## PROBLEM STATEMENT
Where the string "this" occurs in the material below, report the whole line.

## RECORD LIST
☆ ☆ ☆ ☆
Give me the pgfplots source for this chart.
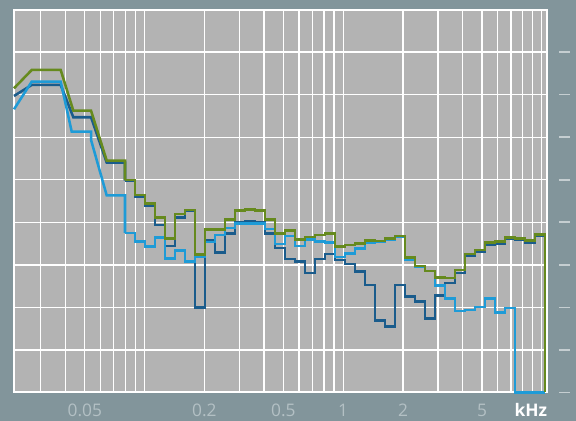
☆ ☆ ☆ ☆
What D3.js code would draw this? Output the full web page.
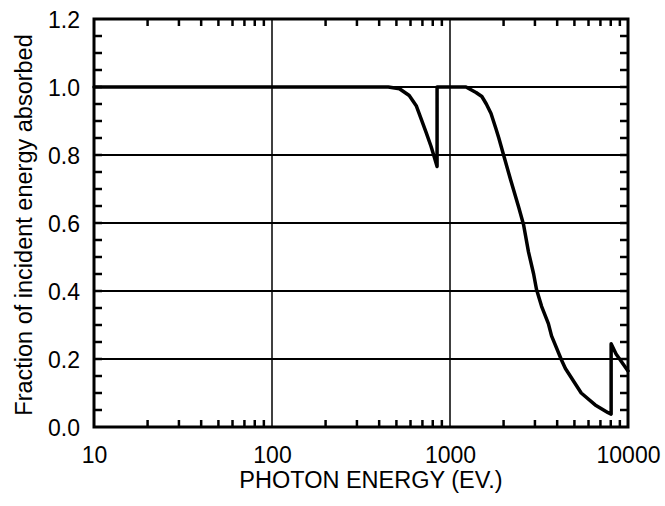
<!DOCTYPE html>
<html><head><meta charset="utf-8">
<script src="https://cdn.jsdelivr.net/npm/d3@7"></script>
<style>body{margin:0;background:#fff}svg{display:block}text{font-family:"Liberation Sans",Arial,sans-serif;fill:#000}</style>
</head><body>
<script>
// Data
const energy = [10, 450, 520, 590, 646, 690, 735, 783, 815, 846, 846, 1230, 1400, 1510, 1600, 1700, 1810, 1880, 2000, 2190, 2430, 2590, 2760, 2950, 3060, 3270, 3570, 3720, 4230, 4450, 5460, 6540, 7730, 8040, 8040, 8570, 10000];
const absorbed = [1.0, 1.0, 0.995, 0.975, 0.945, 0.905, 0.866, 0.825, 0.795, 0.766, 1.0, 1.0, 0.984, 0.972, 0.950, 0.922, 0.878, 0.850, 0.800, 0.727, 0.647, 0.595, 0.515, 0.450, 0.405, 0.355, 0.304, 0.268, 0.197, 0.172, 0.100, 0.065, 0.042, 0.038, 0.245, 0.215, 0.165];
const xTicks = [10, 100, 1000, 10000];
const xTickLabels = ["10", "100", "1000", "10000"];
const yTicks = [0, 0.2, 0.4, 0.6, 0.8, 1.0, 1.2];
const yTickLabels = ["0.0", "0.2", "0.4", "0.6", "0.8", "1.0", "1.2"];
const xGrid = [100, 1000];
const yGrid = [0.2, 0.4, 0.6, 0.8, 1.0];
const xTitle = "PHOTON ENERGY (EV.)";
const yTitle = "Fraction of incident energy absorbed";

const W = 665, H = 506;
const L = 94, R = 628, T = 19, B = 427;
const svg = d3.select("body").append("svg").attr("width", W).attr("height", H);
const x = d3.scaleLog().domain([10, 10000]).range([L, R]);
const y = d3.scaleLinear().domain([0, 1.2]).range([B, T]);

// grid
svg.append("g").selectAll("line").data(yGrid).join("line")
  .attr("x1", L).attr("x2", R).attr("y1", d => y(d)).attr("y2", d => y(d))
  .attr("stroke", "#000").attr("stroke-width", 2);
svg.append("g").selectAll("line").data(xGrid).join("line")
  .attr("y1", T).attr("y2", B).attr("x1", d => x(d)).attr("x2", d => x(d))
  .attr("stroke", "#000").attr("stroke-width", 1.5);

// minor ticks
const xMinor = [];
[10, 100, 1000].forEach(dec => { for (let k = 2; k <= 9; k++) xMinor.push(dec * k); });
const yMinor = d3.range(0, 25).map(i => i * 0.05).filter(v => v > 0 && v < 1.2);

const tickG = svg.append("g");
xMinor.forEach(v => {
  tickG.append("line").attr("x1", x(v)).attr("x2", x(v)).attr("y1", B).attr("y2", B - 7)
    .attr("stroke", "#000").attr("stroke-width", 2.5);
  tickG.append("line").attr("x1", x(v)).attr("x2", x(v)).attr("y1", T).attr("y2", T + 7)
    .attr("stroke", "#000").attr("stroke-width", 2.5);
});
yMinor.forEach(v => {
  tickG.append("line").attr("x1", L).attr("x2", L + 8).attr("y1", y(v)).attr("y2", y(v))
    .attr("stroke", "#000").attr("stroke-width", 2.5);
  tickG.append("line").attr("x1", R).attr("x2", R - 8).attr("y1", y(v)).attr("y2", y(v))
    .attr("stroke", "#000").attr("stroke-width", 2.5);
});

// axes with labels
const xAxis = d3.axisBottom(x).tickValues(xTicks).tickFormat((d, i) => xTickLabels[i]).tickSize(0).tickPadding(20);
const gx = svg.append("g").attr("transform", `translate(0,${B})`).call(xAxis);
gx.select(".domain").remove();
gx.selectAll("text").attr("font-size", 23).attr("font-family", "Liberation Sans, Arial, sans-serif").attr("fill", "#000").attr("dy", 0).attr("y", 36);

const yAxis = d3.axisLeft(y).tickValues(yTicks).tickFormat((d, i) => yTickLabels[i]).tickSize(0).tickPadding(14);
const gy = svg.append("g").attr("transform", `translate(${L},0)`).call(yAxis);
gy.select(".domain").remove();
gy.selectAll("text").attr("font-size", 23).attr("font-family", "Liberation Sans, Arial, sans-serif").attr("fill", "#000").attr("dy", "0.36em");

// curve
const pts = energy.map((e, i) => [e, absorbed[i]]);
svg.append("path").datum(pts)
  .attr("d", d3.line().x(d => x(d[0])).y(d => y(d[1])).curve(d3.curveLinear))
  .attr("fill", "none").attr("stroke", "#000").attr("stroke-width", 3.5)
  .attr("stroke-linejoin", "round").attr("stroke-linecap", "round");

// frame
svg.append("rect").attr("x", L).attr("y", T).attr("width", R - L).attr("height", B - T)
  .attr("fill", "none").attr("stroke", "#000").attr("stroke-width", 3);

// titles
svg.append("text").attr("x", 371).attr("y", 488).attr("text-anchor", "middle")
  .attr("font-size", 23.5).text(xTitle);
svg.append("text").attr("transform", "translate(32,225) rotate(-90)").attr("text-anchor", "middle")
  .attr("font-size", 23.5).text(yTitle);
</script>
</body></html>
☆ ☆ ☆ ☆
## COMPLETE RESPONSE
Give me the pgfplots source for this chart.
What D3.js code would draw this? Output the full web page.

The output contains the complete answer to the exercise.